Ironically the officials allowed four minutes of added time, presumably because Derby had taken their time with goal kicks and throws before we scored. However, it was the Wanderers that used the extra minutes to advantage. Just before the curtain fell, Chris Eagles nipped between two defenders in front of goal, kept his head, and placed the ball past Fielding for a second goal. At last we could breathe easy. There was still time for Afobe to bring yet another save from Fielding when he raced clear and almost added a third.
So the crowd went home happy. Well, maybe some of them did, but this supporter couldn’t forget the long, dreary hour in the middle of the game and the mediocre performances of many of the players. Of the players I was seeing for the first time Afobe was the best by some distance. He has pace, strength, and knows where the goals are. He was the one of the few glimmers of hope amidst the gloom. Why he didn’t start the game, only the manager knows. As for the other newcomers, Mills was decent in the air but unbelievably slow, and Andrews, whilst he was one of the few that tended to pass to a white shirt, was largely anonymous. As for the nearly new, neither Mears nor Sordell impressed. The full back was not so good as Steinnsen, the man he replaced, while the striker didn’t look as good as he did for Team GB in the Olympics.

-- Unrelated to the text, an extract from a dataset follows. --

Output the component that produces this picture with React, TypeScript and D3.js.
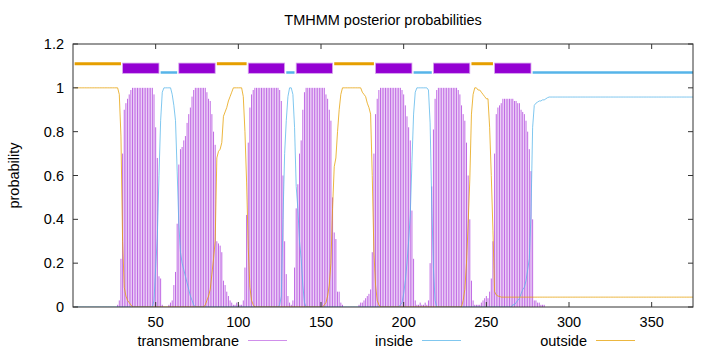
import * as d3 from "d3";

// posterior probability per residue (1..375)
const TM_PROB = [
  0, 0, 0, 0, 0, 0, 0, 0, 0, 0, 0, 0, 0, 0, 0, 0, 0, 0, 0, 0, 0, 0, 0, 0, 0,
  0, 0.01, 0.03, 0.22, 0.7, 0.9, 0.93, 0.95, 0.97, 0.99, 1, 1, 1, 1, 1, 1, 1, 1, 1, 1, 1, 1, 1, 0.97, 0.82,
  0.68, 0.14, 0.13, 0.01, 0, 0, 0, 0.01, 0.02, 0.03, 0.1, 0.16, 0.38, 0.65, 0.72, 0.73, 0.76, 0.78, 0.84, 0.88, 0.91, 0.96, 0.99, 1, 1,
  1, 1, 1, 1, 1, 0.98, 0.95, 0.94, 0.88, 0.8, 0.74, 0.3, 0.29, 0.28, 0.25, 0.12, 0.1, 0.07, 0.05, 0.03, 0.02, 0.01, 0.01, 0.02, 0.01,
  0.01, 0.01, 0.03, 0.18, 0.42, 0.75, 0.91, 0.97, 0.99, 1, 1, 1, 1, 1, 1, 1, 1, 1, 1, 1, 1, 1, 1, 1, 0.99,
  0.94, 0.6, 0.3, 0.15, 0.05, 0.02, 0.01, 0.03, 0.18, 0.45, 0.56, 0.7, 0.76, 0.9, 0.98, 1, 1, 1, 1, 1, 1, 1, 1, 1, 1,
  1, 1, 0.97, 0.95, 0.9, 0.85, 0.5, 0.34, 0.31, 0.07, 0.07, 0.02, 0.01, 0, 0, 0, 0, 0, 0, 0, 0, 0, 0.01, 0.02, 0.02,
  0.03, 0.04, 0.05, 0.06, 0.08, 0.25, 0.7, 0.88, 0.95, 0.99, 1, 1, 1, 1, 1, 1, 1, 1, 1, 1, 1, 1, 1, 0.99, 0.97,
  0.92, 0.87, 0.82, 0.76, 0.44, 0.22, 0.03, 0.01, 0.01, 0.02, 0.01, 0.01, 0.02, 0.01, 0.03, 0.2, 0.55, 0.81, 0.95, 0.99, 1, 1, 1, 1, 1,
  1, 1, 1, 1, 1, 1, 1, 0.99, 0.97, 0.92, 0.88, 0.85, 0.75, 0.6, 0.4, 0.12, 0.03, 0.01, 0.01, 0.01, 0.01, 0.02, 0.03, 0.04, 0.05,
  0.04, 0.07, 0.13, 0.3, 0.7, 0.88, 0.91, 0.92, 0.93, 0.95, 0.95, 0.95, 0.95, 0.95, 0.95, 0.95, 0.94, 0.94, 0.93, 0.93, 0.9, 0.89, 0.88, 0.85, 0.8,
  0.72, 0.62, 0.4, 0.03, 0.03, 0.02, 0.02, 0.01, 0.01, 0.01, 0, 0, 0, 0, 0, 0, 0, 0, 0, 0, 0, 0, 0, 0, 0,
  0, 0, 0, 0, 0, 0, 0, 0, 0, 0, 0, 0, 0, 0, 0, 0, 0, 0, 0, 0, 0, 0, 0, 0, 0,
  0, 0, 0, 0, 0, 0, 0, 0, 0, 0, 0, 0, 0, 0, 0, 0, 0, 0, 0, 0, 0, 0, 0, 0, 0,
  0, 0, 0, 0, 0, 0, 0, 0, 0, 0, 0, 0, 0, 0, 0, 0, 0, 0, 0, 0, 0, 0, 0, 0, 0,
];

const INSIDE_PROB = [
  0, 0, 0, 0, 0, 0, 0, 0, 0, 0, 0, 0, 0, 0, 0, 0, 0, 0, 0, 0, 0, 0, 0, 0, 0,
  0, 0, 0, 0, 0, 0, 0, 0, 0, 0, 0, 0, 0, 0, 0, 0, 0, 0, 0, 0, 0, 0, 0, 0.03, 0.18,
  0.32, 0.6, 0.85, 0.98, 1, 1, 1, 1, 1, 0.97, 0.92, 0.85, 0.62, 0.38, 0.25, 0.2, 0.17, 0.14, 0.11, 0.08, 0.05, 0.03, 0.01, 0, 0,
  0, 0, 0, 0, 0, 0, 0, 0, 0, 0, 0, 0, 0, 0, 0, 0, 0, 0, 0, 0, 0, 0, 0, 0, 0,
  0, 0, 0, 0, 0, 0, 0, 0, 0, 0, 0, 0, 0, 0, 0, 0, 0, 0, 0, 0, 0, 0, 0, 0, 0.01,
  0.05, 0.4, 0.7, 0.85, 0.96, 1, 1, 0.97, 0.82, 0.55, 0.45, 0.3, 0.22, 0.1, 0.02, 0, 0, 0, 0, 0, 0, 0, 0, 0, 0,
  0, 0, 0, 0, 0, 0, 0, 0, 0, 0, 0, 0, 0, 0, 0, 0, 0, 0, 0, 0, 0, 0, 0, 0, 0,
  0, 0, 0, 0, 0, 0, 0, 0, 0, 0, 0, 0, 0, 0, 0, 0, 0, 0, 0, 0, 0, 0, 0.01, 0.02, 0.06,
  0.12, 0.2, 0.3, 0.42, 0.66, 0.88, 0.98, 1, 1, 1, 1, 1, 1, 1, 0.99, 0.84, 0.47, 0.18, 0.03, 0, 0, 0, 0, 0, 0,
  0, 0, 0, 0, 0, 0, 0, 0, 0, 0, 0, 0, 0, 0, 0, 0, 0, 0, 0, 0, 0, 0, 0, 0, 0,
  0, 0, 0, 0, 0, 0, 0, 0, 0, 0, 0, 0, 0, 0, 0, 0.01, 0.01, 0.02, 0.03, 0.04, 0.06, 0.08, 0.09, 0.12, 0.17,
  0.22, 0.42, 0.82, 0.92, 0.93, 0.935, 0.94, 0.94, 0.945, 0.945, 0.95, 0.955, 0.958, 0.958, 0.958, 0.958, 0.958, 0.958, 0.958, 0.958, 0.958, 0.958, 0.958, 0.958, 0.958,
  0.958, 0.958, 0.958, 0.958, 0.958, 0.958, 0.958, 0.958, 0.958, 0.958, 0.958, 0.958, 0.958, 0.958, 0.958, 0.958, 0.958, 0.958, 0.958, 0.958, 0.958, 0.958, 0.958, 0.958, 0.958,
  0.958, 0.958, 0.958, 0.958, 0.958, 0.958, 0.958, 0.958, 0.958, 0.958, 0.958, 0.958, 0.958, 0.958, 0.958, 0.958, 0.958, 0.958, 0.958, 0.958, 0.958, 0.958, 0.958, 0.958, 0.958,
  0.958, 0.958, 0.958, 0.958, 0.958, 0.958, 0.958, 0.958, 0.958, 0.958, 0.958, 0.958, 0.958, 0.958, 0.958, 0.958, 0.958, 0.958, 0.958, 0.958, 0.958, 0.958, 0.958, 0.958, 0.958,
];

const OUTSIDE_PROB = [
  1, 1, 1, 1, 1, 1, 1, 1, 1, 1, 1, 1, 1, 1, 1, 1, 1, 1, 1, 1, 1, 1, 1, 1, 1,
  1, 1, 0.97, 0.78, 0.3, 0.09, 0.05, 0.03, 0.02, 0.01, 0, 0, 0, 0, 0, 0, 0, 0, 0, 0, 0, 0, 0, 0, 0,
  0, 0, 0, 0, 0, 0, 0, 0, 0, 0, 0, 0, 0, 0, 0, 0, 0, 0, 0, 0, 0, 0, 0, 0, 0,
  0, 0, 0, 0, 0.01, 0.03, 0.05, 0.08, 0.15, 0.22, 0.3, 0.68, 0.71, 0.72, 0.75, 0.87, 0.89, 0.91, 0.94, 0.96, 0.98, 1, 1, 1, 1,
  1, 1, 0.96, 0.8, 0.57, 0.27, 0.09, 0.03, 0.01, 0, 0, 0, 0, 0, 0, 0, 0, 0, 0, 0, 0, 0, 0, 0, 0,
  0, 0, 0, 0, 0, 0, 0, 0, 0, 0, 0, 0, 0, 0, 0, 0, 0, 0, 0, 0, 0, 0, 0, 0, 0,
  0, 0.01, 0.02, 0.05, 0.1, 0.2, 0.45, 0.64, 0.68, 0.8, 0.9, 0.97, 1, 1, 1, 1, 1, 1, 1, 1, 1, 1, 1, 1, 0.98,
  0.97, 0.96, 0.93, 0.91, 0.88, 0.6, 0.25, 0.1, 0.03, 0.01, 0, 0, 0, 0, 0, 0, 0, 0, 0, 0, 0, 0, 0, 0, 0,
  0, 0, 0, 0, 0, 0, 0, 0, 0, 0, 0, 0, 0, 0, 0, 0, 0, 0, 0, 0, 0, 0, 0, 0, 0,
  0, 0, 0, 0, 0, 0, 0, 0, 0, 0, 0.03, 0.08, 0.2, 0.38, 0.58, 0.88, 0.97, 1, 1, 0.99, 0.99, 0.98, 0.97, 0.96, 0.95,
  0.95, 0.82, 0.6, 0.35, 0.07, 0.055, 0.05, 0.048, 0.045, 0.045, 0.045, 0.045, 0.045, 0.045, 0.045, 0.045, 0.045, 0.045, 0.045, 0.045, 0.045, 0.045, 0.045, 0.045, 0.045,
  0.045, 0.045, 0.045, 0.045, 0.045, 0.045, 0.045, 0.045, 0.045, 0.045, 0.045, 0.045, 0.045, 0.045, 0.045, 0.045, 0.045, 0.045, 0.045, 0.045, 0.045, 0.045, 0.045, 0.045, 0.045,
  0.045, 0.045, 0.045, 0.045, 0.045, 0.045, 0.045, 0.045, 0.045, 0.045, 0.045, 0.045, 0.045, 0.045, 0.045, 0.045, 0.045, 0.045, 0.045, 0.045, 0.045, 0.045, 0.045, 0.045, 0.045,
  0.045, 0.045, 0.045, 0.045, 0.045, 0.045, 0.045, 0.045, 0.045, 0.045, 0.045, 0.045, 0.045, 0.045, 0.045, 0.045, 0.045, 0.045, 0.045, 0.045, 0.045, 0.045, 0.045, 0.045, 0.045,
  0.045, 0.045, 0.045, 0.045, 0.045, 0.045, 0.045, 0.045, 0.045, 0.045, 0.045, 0.045, 0.045, 0.045, 0.045, 0.045, 0.045, 0.045, 0.045, 0.045, 0.045, 0.045, 0.045, 0.045, 0.045,
];

// predicted topology
const TOPO_TYPE = [
  "outside", "TMhelix", "inside", "TMhelix", "outside", "TMhelix", "inside", "TMhelix",
  "outside", "TMhelix", "inside", "TMhelix", "outside", "TMhelix", "inside",
];
const TOPO_START = [1, 30, 53, 64, 87, 106, 129, 135, 158, 183, 206, 218, 241, 255, 278];
const TOPO_END = [29, 52, 63, 86, 105, 128, 134, 157, 182, 205, 217, 240, 254, 277, 375];

const X_TICKS = [50, 100, 150, 200, 250, 300, 350];
const Y_TICKS = [0, 0.2, 0.4, 0.6, 0.8, 1, 1.2];
const Y_TICK_LABELS = ["0", "0.2", "0.4", "0.6", "0.8", "1", "1.2"];

const LEGEND = ["transmembrane", "inside", "outside"];

const PURPLE = "#9400d3";
const IMPULSE = "#c06ae4";
const BLUE = "#56b4e9";
const ORANGE = "#e69f00";
const FONT = "'Liberation Sans', Arial, sans-serif";

const W = 720;
const H = 352;
const M = { left: 73, right: 693, top: 44, bottom: 307 };

export default function App() {
  const x = d3.scaleLinear().domain([0, 375]).range([M.left, M.right]);
  const y = d3.scaleLinear().domain([0, 1.2]).range([M.bottom, M.top]);

  const residues = TM_PROB.map((_, i) => i + 1);

  const line = d3
    .line<number>()
    .x((_, i) => x(i + 1))
    .y((d) => y(d));

  const legendColors = [IMPULSE, BLUE, ORANGE];

  return (
    <svg
      width={W}
      height={H}
      style={{ position: "absolute", left: 0, top: 0, background: "#fff" }}
      fontFamily={FONT}
    >
      <defs>
        <clipPath id="plot">
          <rect x={M.left} y={M.top} width={M.right - M.left} height={M.bottom - M.top} />
        </clipPath>
      </defs>

      <text x={383} y={25} textAnchor="middle" fontSize={14.5} fill="#000">
        TMHMM posterior probabilities
      </text>

      {/* axis labels */}
      {Y_TICKS.map((t, i) => (
        <text
          key={"yl" + t}
          x={64}
          y={y(t)}
          dy="0.35em"
          textAnchor="end"
          fontSize={14.5}
        >
          {Y_TICK_LABELS[i]}
        </text>
      ))}
      {X_TICKS.map((t) => (
        <text key={"xl" + t} x={x(t)} y={327} textAnchor="middle" fontSize={14.5}>
          {t}
        </text>
      ))}
      <text
        transform={`translate(19,${(M.top + M.bottom) / 2}) rotate(-90)`}
        textAnchor="middle"
        fontSize={14.5}
      >
        probability
      </text>

      <g clipPath="url(#plot)">
        {/* transmembrane impulses */}
        {residues.map((r, i) =>
          TM_PROB[i] > 0 ? (
            <line
              key={"imp" + r}
              x1={x(r)}
              x2={x(r)}
              y1={y(0)}
              y2={y(TM_PROB[i])}
              stroke={IMPULSE}
              strokeWidth={1}
            />
          ) : null,
        )}
        <path d={line(INSIDE_PROB) ?? ""} fill="none" stroke={BLUE} strokeWidth={1} strokeOpacity={0.75} />
        <path d={line(OUTSIDE_PROB) ?? ""} fill="none" stroke={ORANGE} strokeWidth={1} strokeOpacity={0.75} />

        {/* topology bar */}
        {TOPO_TYPE.map((t, i) => {
          const x0 = x(TOPO_START[i]);
          const x1 = x(TOPO_END[i]);
          if (t === "TMhelix") {
            return (
              <rect
                key={"topo" + i}
                x={x0}
                y={y(1.113)}
                width={x1 - x0}
                height={y(1.066) - y(1.113)}
                fill={PURPLE}
                stroke="#d7a5ee"
                strokeWidth={0.8}
              />
            );
          }
          const yy = t === "outside" ? y(1.11) : y(1.07);
          return (
            <line
              key={"topo" + i}
              x1={x0}
              x2={x1}
              y1={yy}
              y2={yy}
              stroke={t === "outside" ? ORANGE : BLUE}
              strokeWidth={t === "outside" ? 3 : 2.5}
            />
          );
        })}
      </g>

      {/* frame + ticks */}
      <rect
        x={M.left}
        y={M.top}
        width={M.right - M.left}
        height={M.bottom - M.top}
        fill="none"
        stroke="#333"
        strokeWidth={1}
      />
      {X_TICKS.map((t) => (
        <g key={"xt" + t} stroke="#333" strokeWidth={1}>
          <line x1={x(t)} x2={x(t)} y1={M.bottom} y2={M.bottom - 5} />
          <line x1={x(t)} x2={x(t)} y1={M.top} y2={M.top + 5} />
        </g>
      ))}
      {Y_TICKS.map((t) => (
        <g key={"yt" + t} stroke="#333" strokeWidth={1}>
          <line x1={M.left} x2={M.left + 5} y1={y(t)} y2={y(t)} />
          <line x1={M.right} x2={M.right - 5} y1={y(t)} y2={y(t)} />
        </g>
      ))}

      {/* legend */}
      {LEGEND.map((name, i) => {
        const right = 239 + i * 174;
        return (
          <g key={name}>
            <text x={right} y={346} textAnchor="end" fontSize={14.5}>
              {name}
            </text>
            <line
              x1={right + 9}
              x2={right + 48}
              y1={340.5}
              y2={340.5}
              stroke={legendColors[i]}
              strokeWidth={1}
              strokeOpacity={0.75}
            />
          </g>
        );
      })}
    </svg>
  );
}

Our best players were the scorers, Kevin Davies and Eagles. Davies had his best game for some time; he won everything in the air and was one of the few that you couldn’t fault for effort. Eagles too worked hard throughout and, though his early shots went wide of the mark, he deserved his goal. Chungy also merited some praise though he was a long way from his best. I’ve always been impressed by the toughness of the slightly built winger but maybe he hasn’t fully recovered his nerve following his injury. Hopefully, there is more to come from him.
Bogdan and Ricketts were both below their best, Knight was probably as good as he is likely to be, which leaves Mark Davies. What is wrong with the little fellow? He was involved in our best move and he made a goal saving tackle, both these moments showed his quality, but otherwise he might as well have not been on the field. He looks overweight and unfit. He is not, and probably never will be, a box to box midfield player, and he suffers more than anyone from Coyle’s addiction to 4-4-2, but there is no excuse for his condition and his display. I got to the stage where I was hoping he would be replaced by Pratley, which says it all.
I’m sorry to begin the season with such a miserable report; my resolve to be objective didn’t last long. I must confess that after the thrills and excitement of the Tour de France and the Olympic Games, I wasn’t really ready for football and beginning our home games with a Tuesday night match didn’t feel right. So, maybe it was me. But I don’t think so. If any of you were thinking of backing Bolton for promotion, hang on to your money. At the moment it looks like it’s going to be a long, hard campaign.